> [Requirements]:
Write out, precisely and in full, each line of the material.

> [Data extract]:
--- --- ---

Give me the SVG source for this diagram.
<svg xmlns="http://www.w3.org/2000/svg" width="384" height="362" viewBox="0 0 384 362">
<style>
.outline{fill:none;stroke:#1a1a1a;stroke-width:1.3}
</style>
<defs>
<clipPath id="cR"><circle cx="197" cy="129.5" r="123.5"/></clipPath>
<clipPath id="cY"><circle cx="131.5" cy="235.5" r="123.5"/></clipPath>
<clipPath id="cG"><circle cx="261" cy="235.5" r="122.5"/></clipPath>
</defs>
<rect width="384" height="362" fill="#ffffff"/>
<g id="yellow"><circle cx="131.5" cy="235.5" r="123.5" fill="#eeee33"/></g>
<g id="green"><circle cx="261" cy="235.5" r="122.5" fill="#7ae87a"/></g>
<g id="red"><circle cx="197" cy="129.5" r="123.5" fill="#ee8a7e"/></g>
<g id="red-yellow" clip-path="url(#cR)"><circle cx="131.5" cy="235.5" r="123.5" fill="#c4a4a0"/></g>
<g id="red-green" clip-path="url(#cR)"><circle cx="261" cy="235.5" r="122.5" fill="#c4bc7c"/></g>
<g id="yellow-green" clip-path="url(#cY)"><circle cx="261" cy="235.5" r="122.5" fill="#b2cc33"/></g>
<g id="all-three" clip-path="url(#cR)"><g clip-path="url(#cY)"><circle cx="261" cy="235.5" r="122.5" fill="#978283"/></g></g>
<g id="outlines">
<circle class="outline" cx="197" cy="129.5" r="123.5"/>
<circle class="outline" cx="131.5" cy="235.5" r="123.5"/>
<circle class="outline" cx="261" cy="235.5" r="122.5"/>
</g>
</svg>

--- --- ---

> [Solution for this exercise]:
Give me the SVG source for this diagram.
<svg xmlns="http://www.w3.org/2000/svg" width="384" height="362" viewBox="0 0 384 362">
<style>
.outline{fill:none;stroke:#1a1a1a;stroke-width:1.3}
</style>
<defs>
<clipPath id="cR"><circle cx="197" cy="129.5" r="123.5"/></clipPath>
<clipPath id="cY"><circle cx="131.5" cy="235.5" r="123.5"/></clipPath>
<clipPath id="cG"><circle cx="261" cy="235.5" r="122.5"/></clipPath>
</defs>
<rect width="384" height="362" fill="#ffffff"/>
<g id="yellow"><circle cx="131.5" cy="235.5" r="123.5" fill="#eeee33"/></g>
<g id="green"><circle cx="261" cy="235.5" r="122.5" fill="#7ae87a"/></g>
<g id="red"><circle cx="197" cy="129.5" r="123.5" fill="#ee8a7e"/></g>
<g id="red-yellow" clip-path="url(#cR)"><circle cx="131.5" cy="235.5" r="123.5" fill="#c4a4a0"/></g>
<g id="red-green" clip-path="url(#cR)"><circle cx="261" cy="235.5" r="122.5" fill="#c4bc7c"/></g>
<g id="yellow-green" clip-path="url(#cY)"><circle cx="261" cy="235.5" r="122.5" fill="#b2cc33"/></g>
<g id="all-three" clip-path="url(#cR)"><g clip-path="url(#cY)"><circle cx="261" cy="235.5" r="122.5" fill="#978283"/></g></g>
<g id="outlines">
<circle class="outline" cx="197" cy="129.5" r="123.5"/>
<circle class="outline" cx="131.5" cy="235.5" r="123.5"/>
<circle class="outline" cx="261" cy="235.5" r="122.5"/>
</g>
</svg>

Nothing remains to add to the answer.